# Raw data:
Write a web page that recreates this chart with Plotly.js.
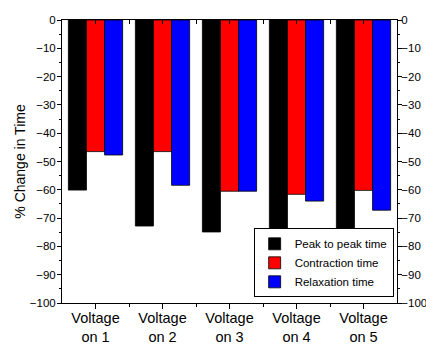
<!DOCTYPE html>
<html><head><meta charset="utf-8">
<script src="https://cdn.plot.ly/plotly-3.0.1.min.js"></script>
<style>body{margin:0;background:#fff}#c{width:426px;height:345px}</style>
</head><body><div id="c"></div>
<script>
const categories = ["Voltage<br>on 1","Voltage<br>on 2","Voltage<br>on 3","Voltage<br>on 4","Voltage<br>on 5"];
const peakToPeak = [-60.1, -72.8, -74.9, -76.4, -77.4];
const contraction = [-46.5, -46.5, -60.5, -61.6, -60.2];
const relaxation = [-47.7, -58.4, -60.5, -64.0, -67.2];
const seriesNames = ["Peak to peak time","Contraction time","Relaxation time"];
const yTickVals = [0,-10,-20,-30,-40,-50,-60,-70,-80,-90,-100];

const colors = ["#000000","#ff0000","#0000ff"];
const font = {family:"Liberation Sans, Arial, sans-serif", color:"#000"};
const traces = [peakToPeak, contraction, relaxation].map((v,i)=>({
  type:"bar", x:categories, y:v, name:seriesNames[i],
  marker:{color:colors[i], line:{color:"#000", width:0.8}}
}));
const boundaryTicks = [0.5,1.5,2.5,3.5];
const layout = {
  width:426, height:345,
  margin:{l:62, r:29, t:20, b:42},
  paper_bgcolor:"#fff", plot_bgcolor:"#fff",
  font:Object.assign({size:12}, font),
  barmode:"group", bargap:0.19, bargroupgap:0,
  showlegend:true,
  legend:{x:0.99, y:0.02, xanchor:"right", yanchor:"bottom",
    bordercolor:"#000", borderwidth:1, bgcolor:"#fff",
    font:Object.assign({size:11.5}, font), tracegroupgap:0, itemwidth:30},
  xaxis:{type:"category", showline:true, linecolor:"#000", linewidth:1,
    ticks:"outside", ticklen:5, tickcolor:"#000", tickfont:Object.assign({size:14.5}, font),
    ticklabelstandoff:-3,
    showgrid:false, zeroline:false, range:[-0.5,4.5]},
  xaxis2:{overlaying:"x", side:"bottom", type:"linear", range:[-0.5,4.5],
    tickvals:boundaryTicks, ticks:"outside", ticklen:3, tickcolor:"#000",
    showticklabels:false, showgrid:false, zeroline:false, showline:false},
  xaxis3:{overlaying:"x", side:"top", type:"linear", range:[-0.5,4.5],
    tickvals:[0,0.5,1,1.5,2,2.5,3,3.5,4], ticks:"inside", ticklen:4, tickcolor:"#000",
    showticklabels:false, showgrid:false, zeroline:false, showline:true, linecolor:"#000", linewidth:1},
  yaxis:{range:[-100,0], tickvals:yTickVals, showline:true, linecolor:"#000", linewidth:1,
    ticks:"outside", ticklen:4, tickcolor:"#000", showgrid:false, zeroline:false,
    minor:{dtick:5, ticks:"outside", ticklen:2, tickcolor:"#000", showgrid:false},
    tickfont:Object.assign({size:11.5}, font), ticklabelstandoff:-1,
    title:{text:"% Change in Time", font:Object.assign({size:14}, font), standoff:0}},
  yaxis2:{overlaying:"y", side:"right", range:[-100,0], tickvals:yTickVals,
    showline:true, linecolor:"#000", linewidth:1, ticks:"outside", ticklen:4, tickcolor:"#000",
    minor:{dtick:5, ticks:"outside", ticklen:2, tickcolor:"#000", showgrid:false},
    ticklabelstandoff:-3,
    showgrid:false, zeroline:false, tickfont:Object.assign({size:11.5}, font)}
};
traces.push({type:"scatter", x:[0], y:[0], xaxis:"x2", yaxis:"y2", mode:"markers",
  marker:{opacity:0}, showlegend:false, hoverinfo:"skip"});
traces.push({type:"scatter", x:[0], y:[0], xaxis:"x3", yaxis:"y", mode:"markers",
  marker:{opacity:0}, showlegend:false, hoverinfo:"skip"});
Plotly.newPlot("c", traces, layout, {staticPlot:true, displayModeBar:false});
</script></body></html>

# Short task:
Each line of the material must be retyped exactly, except that images are omitted.

# Solution to this exercise:
Write a web page that recreates this chart with Plotly.js.
<!DOCTYPE html>
<html><head><meta charset="utf-8">
<script src="https://cdn.plot.ly/plotly-3.0.1.min.js"></script>
<style>body{margin:0;background:#fff}#c{width:426px;height:345px}</style>
</head><body><div id="c"></div>
<script>
const categories = ["Voltage<br>on 1","Voltage<br>on 2","Voltage<br>on 3","Voltage<br>on 4","Voltage<br>on 5"];
const peakToPeak = [-60.1, -72.8, -74.9, -76.4, -77.4];
const contraction = [-46.5, -46.5, -60.5, -61.6, -60.2];
const relaxation = [-47.7, -58.4, -60.5, -64.0, -67.2];
const seriesNames = ["Peak to peak time","Contraction time","Relaxation time"];
const yTickVals = [0,-10,-20,-30,-40,-50,-60,-70,-80,-90,-100];

const colors = ["#000000","#ff0000","#0000ff"];
const font = {family:"Liberation Sans, Arial, sans-serif", color:"#000"};
const traces = [peakToPeak, contraction, relaxation].map((v,i)=>({
  type:"bar", x:categories, y:v, name:seriesNames[i],
  marker:{color:colors[i], line:{color:"#000", width:0.8}}
}));
const boundaryTicks = [0.5,1.5,2.5,3.5];
const layout = {
  width:426, height:345,
  margin:{l:62, r:29, t:20, b:42},
  paper_bgcolor:"#fff", plot_bgcolor:"#fff",
  font:Object.assign({size:12}, font),
  barmode:"group", bargap:0.19, bargroupgap:0,
  showlegend:true,
  legend:{x:0.99, y:0.02, xanchor:"right", yanchor:"bottom",
    bordercolor:"#000", borderwidth:1, bgcolor:"#fff",
    font:Object.assign({size:11.5}, font), tracegroupgap:0, itemwidth:30},
  xaxis:{type:"category", showline:true, linecolor:"#000", linewidth:1,
    ticks:"outside", ticklen:5, tickcolor:"#000", tickfont:Object.assign({size:14.5}, font),
    ticklabelstandoff:-3,
    showgrid:false, zeroline:false, range:[-0.5,4.5]},
  xaxis2:{overlaying:"x", side:"bottom", type:"linear", range:[-0.5,4.5],
    tickvals:boundaryTicks, ticks:"outside", ticklen:3, tickcolor:"#000",
    showticklabels:false, showgrid:false, zeroline:false, showline:false},
  xaxis3:{overlaying:"x", side:"top", type:"linear", range:[-0.5,4.5],
    tickvals:[0,0.5,1,1.5,2,2.5,3,3.5,4], ticks:"inside", ticklen:4, tickcolor:"#000",
    showticklabels:false, showgrid:false, zeroline:false, showline:true, linecolor:"#000", linewidth:1},
  yaxis:{range:[-100,0], tickvals:yTickVals, showline:true, linecolor:"#000", linewidth:1,
    ticks:"outside", ticklen:4, tickcolor:"#000", showgrid:false, zeroline:false,
    minor:{dtick:5, ticks:"outside", ticklen:2, tickcolor:"#000", showgrid:false},
    tickfont:Object.assign({size:11.5}, font), ticklabelstandoff:-1,
    title:{text:"% Change in Time", font:Object.assign({size:14}, font), standoff:0}},
  yaxis2:{overlaying:"y", side:"right", range:[-100,0], tickvals:yTickVals,
    showline:true, linecolor:"#000", linewidth:1, ticks:"outside", ticklen:4, tickcolor:"#000",
    minor:{dtick:5, ticks:"outside", ticklen:2, tickcolor:"#000", showgrid:false},
    ticklabelstandoff:-3,
    showgrid:false, zeroline:false, tickfont:Object.assign({size:11.5}, font)}
};
traces.push({type:"scatter", x:[0], y:[0], xaxis:"x2", yaxis:"y2", mode:"markers",
  marker:{opacity:0}, showlegend:false, hoverinfo:"skip"});
traces.push({type:"scatter", x:[0], y:[0], xaxis:"x3", yaxis:"y", mode:"markers",
  marker:{opacity:0}, showlegend:false, hoverinfo:"skip"});
Plotly.newPlot("c", traces, layout, {staticPlot:true, displayModeBar:false});
</script></body></html>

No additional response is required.